Delia, you are my soul sister. Fish was EXACTLY what occurred to me when she said "Millet". I did know it wasn't Mullet because we ate Mullet where I grew up. But Millet sounded Mulletish. Damn, I just didn't KNOW!
Funny, well-written, witty, too. I liked it!
Yeah, the millet/mullet thing can get confusing.
Will look forward to reading your adventures.
Say hey to DeliaBlack for me--she's one cool kat, man!
and this piece was wryly and divinely funny
loved it
rated
Working with the public is tough, tough, tough. Thick skin and a smile only go so far with some people. What a great humorous story you made from your situation. This should have made the cover!

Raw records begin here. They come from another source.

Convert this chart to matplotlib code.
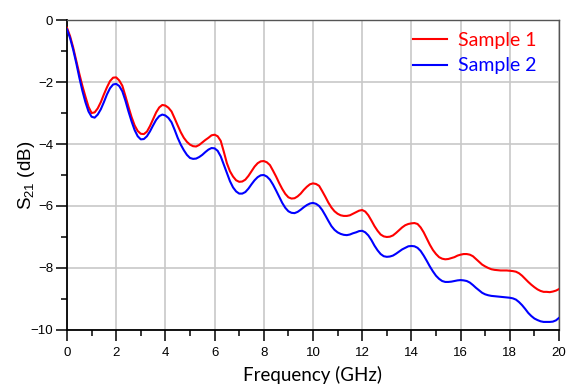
import matplotlib
matplotlib.use("Agg")
import matplotlib.pyplot as plt
from matplotlib.ticker import MultipleLocator

# frequency grid (GHz), every 0.125 GHz
freq = [i * 0.125 for i in range(161)]

sample1 = [-0.25, -0.52, -0.88, -1.3, -1.73, -2.12, -2.47, -2.8, -3.0,
           -2.98, -2.85, -2.65, -2.4, -2.17, -1.97, -1.86, -1.85,
           -1.95, -2.12, -2.45, -2.8, -3.13, -3.4, -3.58, -3.67,
           -3.68, -3.6, -3.42, -3.2, -2.98, -2.82, -2.74, -2.76,
           -2.83, -2.95, -3.17, -3.4, -3.62, -3.8, -3.93, -4.02,
           -4.07, -4.08, -4.03, -3.95, -3.87, -3.8, -3.72, -3.7,
           -3.75, -3.9, -4.25, -4.62, -4.88, -5.05, -5.17, -5.22,
           -5.21, -5.15, -5.03, -4.88, -4.73, -4.62, -4.56, -4.55,
           -4.59, -4.68, -4.86, -5.05, -5.26, -5.45, -5.61, -5.72,
           -5.76, -5.75, -5.69, -5.6, -5.48, -5.38, -5.3, -5.27,
           -5.29, -5.35, -5.52, -5.7, -5.89, -6.05, -6.17, -6.25,
           -6.3, -6.32, -6.32, -6.3, -6.25, -6.2, -6.15, -6.13,
           -6.18, -6.3, -6.47, -6.65, -6.8, -6.92, -6.98, -7.0,
           -6.99, -6.95, -6.87, -6.78, -6.69, -6.62, -6.58, -6.56,
           -6.55, -6.58, -6.69, -6.85, -7.05, -7.25, -7.42, -7.55,
           -7.65, -7.7, -7.72, -7.71, -7.68, -7.65, -7.6, -7.57,
           -7.55, -7.55, -7.57, -7.62, -7.71, -7.8, -7.89, -7.95,
           -8.0, -8.04, -8.06, -8.07, -8.08, -8.08, -8.08, -8.09,
           -8.1, -8.12, -8.17, -8.25, -8.35, -8.45, -8.54, -8.62,
           -8.69, -8.74, -8.77, -8.77, -8.78, -8.76, -8.73, -8.68]

sample2 = [-0.3, -0.58, -0.95, -1.38, -1.85, -2.28, -2.65, -2.95, -3.12,
           -3.15, -3.05, -2.88, -2.65, -2.4, -2.2, -2.08, -2.06,
           -2.13, -2.3, -2.6, -2.95, -3.27, -3.55, -3.75, -3.85,
           -3.84, -3.75, -3.59, -3.4, -3.22, -3.1, -3.05, -3.08,
           -3.16, -3.3, -3.54, -3.8, -4.02, -4.2, -4.35, -4.45,
           -4.48, -4.47, -4.42, -4.35, -4.26, -4.18, -4.13, -4.14,
           -4.22, -4.4, -4.67, -4.95, -5.2, -5.4, -5.53, -5.6,
           -5.6, -5.55, -5.44, -5.3, -5.17, -5.07, -5.01, -5.0,
           -5.05, -5.15, -5.31, -5.5, -5.7, -5.9, -6.06, -6.17,
           -6.22, -6.23, -6.19, -6.12, -6.04, -5.97, -5.92, -5.9,
           -5.93, -6.0, -6.13, -6.3, -6.48, -6.65, -6.77, -6.85,
           -6.9, -6.93, -6.94, -6.92, -6.88, -6.85, -6.81, -6.8,
           -6.85, -6.95, -7.1, -7.28, -7.43, -7.55, -7.62, -7.64,
           -7.63, -7.6, -7.54, -7.47, -7.4, -7.35, -7.3, -7.29,
           -7.3, -7.35, -7.45, -7.6, -7.77, -7.95, -8.11, -8.25,
           -8.35, -8.42, -8.45, -8.45, -8.44, -8.42, -8.4, -8.39,
           -8.4, -8.42, -8.47, -8.55, -8.64, -8.72, -8.8, -8.85,
           -8.88, -8.9, -8.91, -8.92, -8.93, -8.94, -8.95, -8.96,
           -8.98, -9.02, -9.1, -9.2, -9.32, -9.45, -9.55, -9.63,
           -9.68, -9.72, -9.74, -9.74, -9.74, -9.73, -9.69, -9.61]

plt.rcParams['font.family'] = ['Liberation Sans', 'DejaVu Sans']

fig = plt.figure(figsize=(5.71, 3.85), dpi=100)
ax = fig.add_axes([0.1173, 0.1429, 0.979 - 0.1173, 0.948 - 0.1429])

ax.plot(freq, sample1, color='#ff0000', lw=1.5, label='Sample 1', zorder=3)
ax.plot(freq, sample2, color='#0000ff', lw=1.5, label='Sample 2', zorder=3)

ax.set_xlim(0, 20)
ax.set_ylim(-10, 0)
ax.xaxis.set_major_locator(MultipleLocator(2))
ax.xaxis.set_minor_locator(MultipleLocator(1))
ax.yaxis.set_major_locator(MultipleLocator(2))
ax.yaxis.set_minor_locator(MultipleLocator(1))

ax.grid(True, which='major', color='#c8c8c8', lw=1.2)
ax.set_axisbelow(True)

ax.tick_params(which='major', direction='out', length=8, width=1.1,
               labelsize=9.5)
ax.tick_params(axis='x', which='major', pad=4)
ax.tick_params(axis='y', which='major', pad=2)
ax.tick_params(which='minor', direction='out', length=4.5, width=1.1)
ax.tick_params(axis='x', which='both', top=False)
ax.tick_params(axis='y', which='both', right=False)

for side in ['left', 'bottom']:
    ax.spines[side].set_linewidth(1.3)
    ax.spines[side].set_color('black')
for side in ['top', 'right']:
    ax.spines[side].set_linewidth(1.0)
    ax.spines[side].set_color('#555555')

ax.set_xlabel('Frequency (GHz)', fontsize=13.5, family=['Lato', 'DejaVu Sans'],
              labelpad=5.5)
ax.set_ylabel(r'$\mathregular{S_{21}}$ (dB)', fontsize=13.5, labelpad=-5)

leg = ax.legend(loc='upper right', bbox_to_anchor=(0.978, 1.0),
                borderaxespad=0.2, frameon=False,
                handlelength=1.75, handletextpad=0.57,
                labelspacing=0.45, labelcolor='linecolor',
                prop={'family': ['Lato', 'DejaVu Sans'], 'size': 14})

fig.savefig('out.png', dpi=100)
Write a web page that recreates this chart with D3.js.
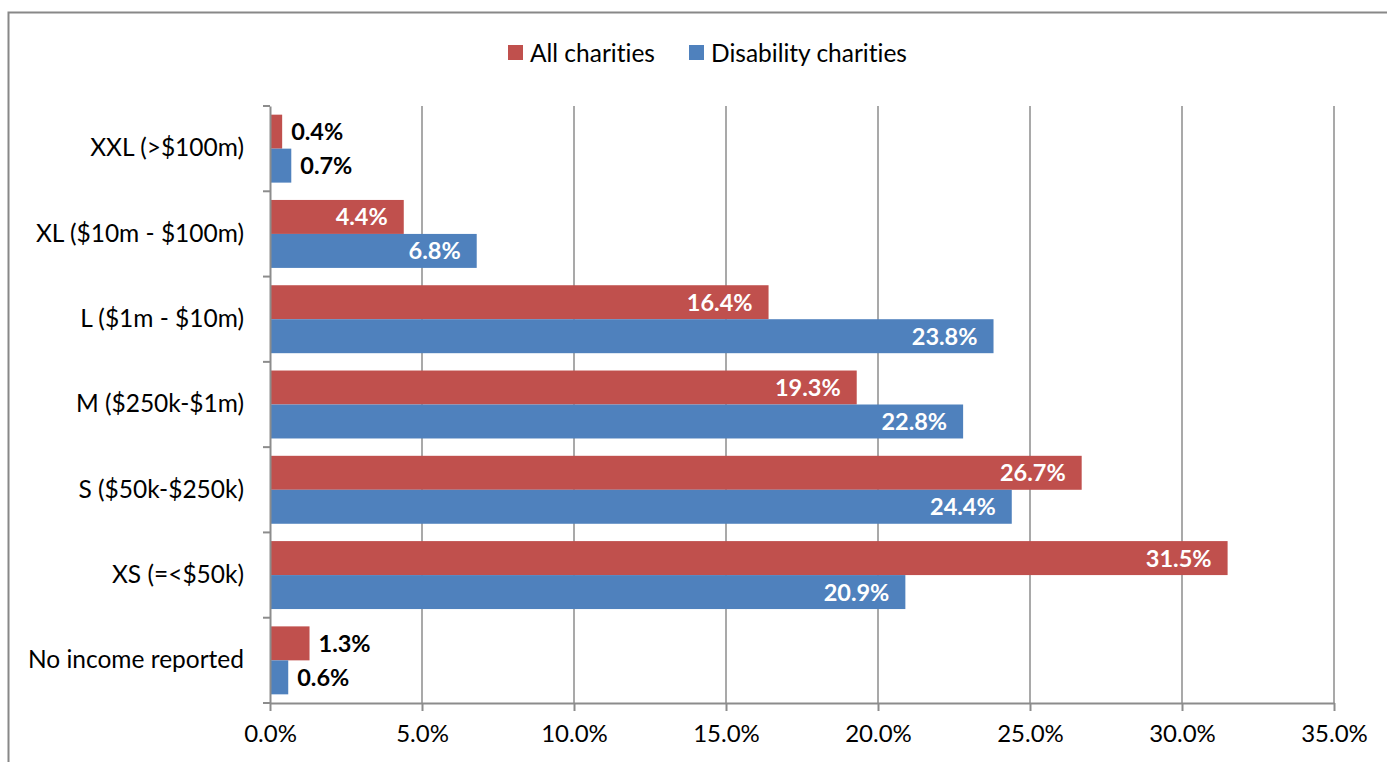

Darryl, how could you have known about that back corridor? Now, I must hunt you down and kill you. The Beast will not be assuaged without I place thy pointy finger before its altar. Damn, and you were writing nice comments.
Angus McFlop, I doubt you fit in ANY category which makes you extra special in my book, indeedy do. Cleaner Fish, my foot!
As long as you get it, Roger. That's what counts to me!
Rated!
Someday I will have to post about Coked-Up Finnish Asshole Director of Really Crappy Action Movies Who Was VERY Insulted That I Did Not Immediately Know Just Who He Was, and his need for an fugly painting of a dog flying an airplane RIGHT NOW, and his insistence that he could not afford $400 for said painting even though he routinely blows up a half-million dollars worth of props each and every day while filming his crappy movies, and his diatribe about how I should run my business, and his attempt to walk off with said fugly picture of a dog flying an airplane without paying for it.
(You don't know how much I wanted to sell the number to his personal cell phone to whatever weirdo stalkers he might have.)
Leeandra, I wrote this as a gag and then today at my OTHER part-time-but-not-as-demeaning-job I tried the Mount Olympus thing, and it really did kind of work. Mostly it was the "you puny human" attitude that did it for me. As for that "someday post about the director", could you please pick it up and make that tomorrow's post because that's a story I want to hear!!!!